Where do you find your pieces?

My pieces have come from all over the world. Many times I will offer things collected for my own personal enjoyment that I decide to release over time, (as that is of course how it all started with me selling online, by wanting to be a collector first).  I also enjoy traveling when I can - for seeking inventory specifically, for pleasure, or even when visiting family and finding treasures along the way.   Pretty much every time I go anywhere I am checking maps for any shops in the area.  I am always hunting.  

I love the antique jewelry of Europe so I try to take inventory trips there each year and bring back enough pieces (If I can find them! : ) to release over time.  You can check my instagram for some posts and photos of my travels. I am continuing to make relationships with other dealers, or collectors who sell only to dealers, both near and far.  I have partners and friends all over the world that I work with directly throughout the year. 


Does this piece come with any paperwork?

I can always provide a detailed invoice but as far as an appraisal or a certificate - I don't provide it unless it is specifically mentioned in the listing that I have one.  My sales have done well without this paperwork due to the detailed photos, lengthy descriptions, positive feedback, and looking at all my other items (being original antique, no reproductions, etc. which all serve as a representation of my experience in selling antique jewelry ). So my customers find my items as described and shown in detail. 

Yes, someone can always take their piece in to an appraiser but I've even had different appraisers give me contrasting opinions when it comes to these one of a kind items, as it is difficult to know the exact history of any antique piece unless it has original documentation (which sadly, most pieces do not).  Dates and hallmarks are always certainly helpful but if the piece is taken to a local jeweler or an appraiser who does not specialize in antique jewelry, the marks are often unfamiliar to them.  At least around my area, very few jewelers could identify a French pictorial hallmark. : )
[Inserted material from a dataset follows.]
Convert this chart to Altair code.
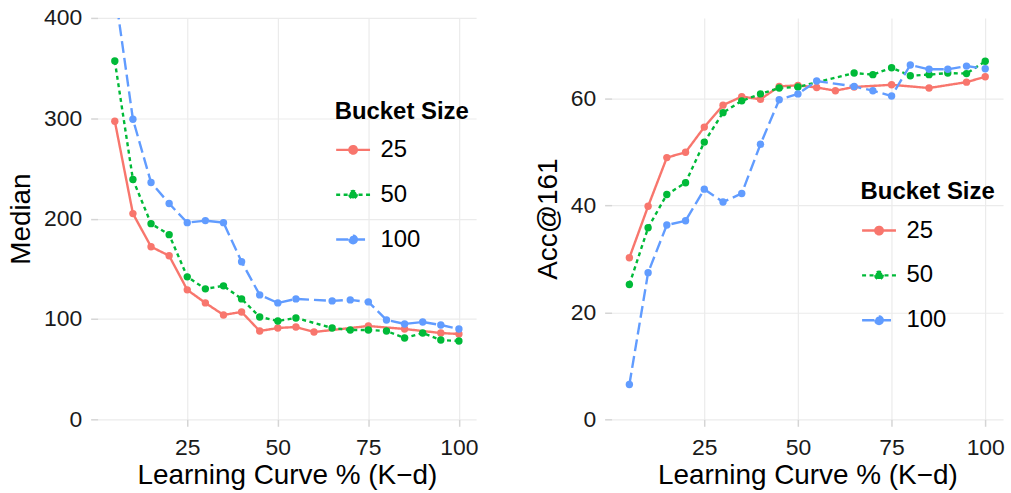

Often times antique jewelry collectors are more familiar with the value of one of a kind antique pieces, the trends and their rarity or how sought after they are.  This is compared to some jewelers who deal in only modern pieces and thereby value pieces most heavily on weight, gold and quality of stones comparing the antiques to modern, machine made pieces.  Having said that, I have had many many buyers report back that their pieces appraised significantly higher than I sold them which is always great to hear.


Are your items real gold / diamonds / gemstones?

Yes!  All my items are solid gold (not plated or gold filled) in the carat content listed unless stated clearly as gold filled (I occasionally carry a few antique gold filled pieces).  All diamonds are always natural. All gemstones test as gemstones and are not glass unless stated clearly in the listing that they are glass or paste.


Is your small business "green" / eco-friendly?
YES! Antique pieces are by nature more sustainable than new, mass-produced items - Antiques reduce the carbon footprint by being pre-owned and loved and transferring to a new home, thereby avoiding new fabrication.

For packaging, I recycle / re-use most any packaging materials I receive - tissue paper, bubble envelopes, boxes, amazon filler papers or packing peanuts, etc. in order to keep them out of the landfill. Apologies if the packaging doesn't always look shiny and new!



Antique boxes, props, mice, dishes, stairways, bannisters, pianos (teehee) etc.  Are not included in the sale.  Most of my pieces will come to you in a new box or pouch.  My followers are familiar with the cups and plates I use in the background.  These are not for sale as they are my day to day dishes, they are made by a British company called Portmeirion.  I find the white in the dishes helps draw in light and adjust the color levels on my camera to capture the gold hues more true to the eye.